Wole Balogun, Ado Ekiti

The Federal University Oye-Ekiti (FUOYE), Ekiti State, has been shut down until normalcy returns to campus, says school management.

According to a statement by the Acting Registrar Mr Daniel Abiodun Adeyemo, management shut the institution to forestall a possible breakdown of law and order that may happen today as students have allegedly planned to continue to cripple academic and administrative activities on the campus, with a planned music jamboree on Tuesday.

The enraged students began a protest on Monday morning, demanding to write the ongoing semester exams, in spite of failure on the part of many of them to complete payment of their school fees.

Speaking with Daily Sun, some of the students said they resolved to protest because earlier appeals made to school management to allow them write exams and complete payment later were rebuffed.

“We had to protest because it appears the school management didn’t want to listen to our plight. Also, some administrative officers were preventing many of UA who had completed payment and had clearance slips from writing simply because they have not laminated the slips,” a student, who spoke anonymously, said.

However, another student claimed that some who have completed school fees payments did not support the protest, saying: “Some of the students protesting are not even real students of the university. You won’t believe that some of these students who are disrupting academic activities on campus had spent the fees their parents gave them on frivolous things. Instead of them to go back home and plead for the fees, they are here disrupting the peace on campus.”

Reacting to the development, the Acting Registrar said school management had granted three lecture-free days to the aggrieved students to organise with their parents to complete payment of fees, stating that:

“The University Management has noticed with concern the evolving issues which surround the students’ protest as regards the ongoing semester examinations.

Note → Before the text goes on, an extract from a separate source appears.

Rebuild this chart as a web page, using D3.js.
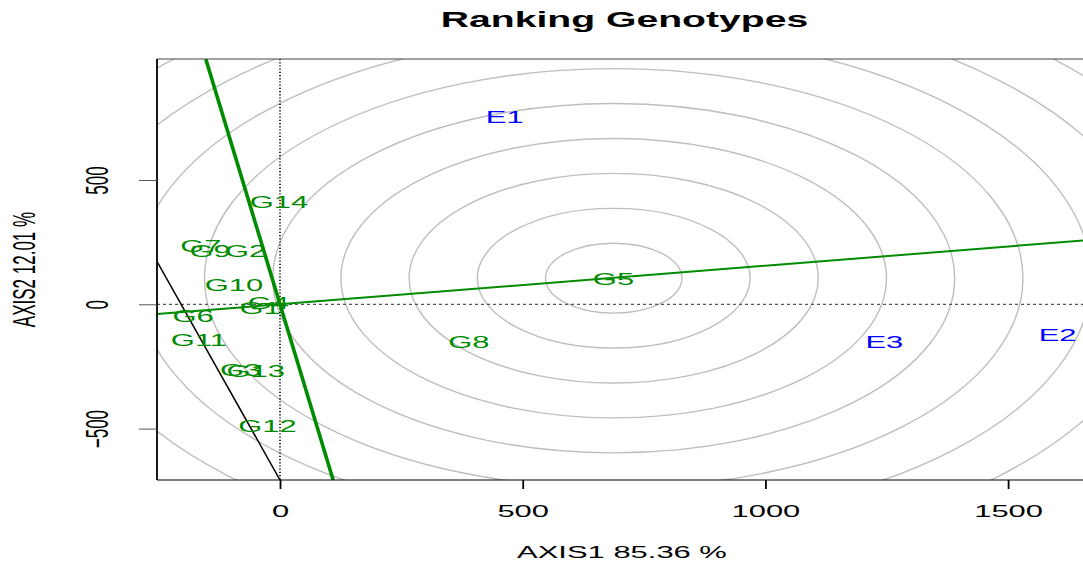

The management has responded by acceding to most of the demands which have spawned the protests.

“And as a mark of further goodwill, the Vice Chancellor was billed to hold a meeting with the students’ representatives at 13:00 hours on Tuesday, 15th May, 2018.

“Prior to all this, management had granted a 3-day lecture-free period to allow students organize with their parents and guardians as regards their fees.

“But despite all these measures of goodwill, some of the students have still decided to turn the University into a theatre for disco music and other non-academic activities which have the potential to cause a breakdown of law and order. It is against this background that the University has been shut down until normalcy is restored to campus.

“Please be informed that the University Management is not insensitive to the plight of students who are yet to fully pay their fees and only dialogue can resolve a matter such as this.

“Lastly, we apologize to all our law-abiding students who are having to contend with the brunt of this episode. The resumption of normal academic activities will be communicated in due course.”

The Acting Registrar also explained that some students were fond of mutilating their exam clearance slips, hence the management’s insistence that students laminate them before entering exam halls.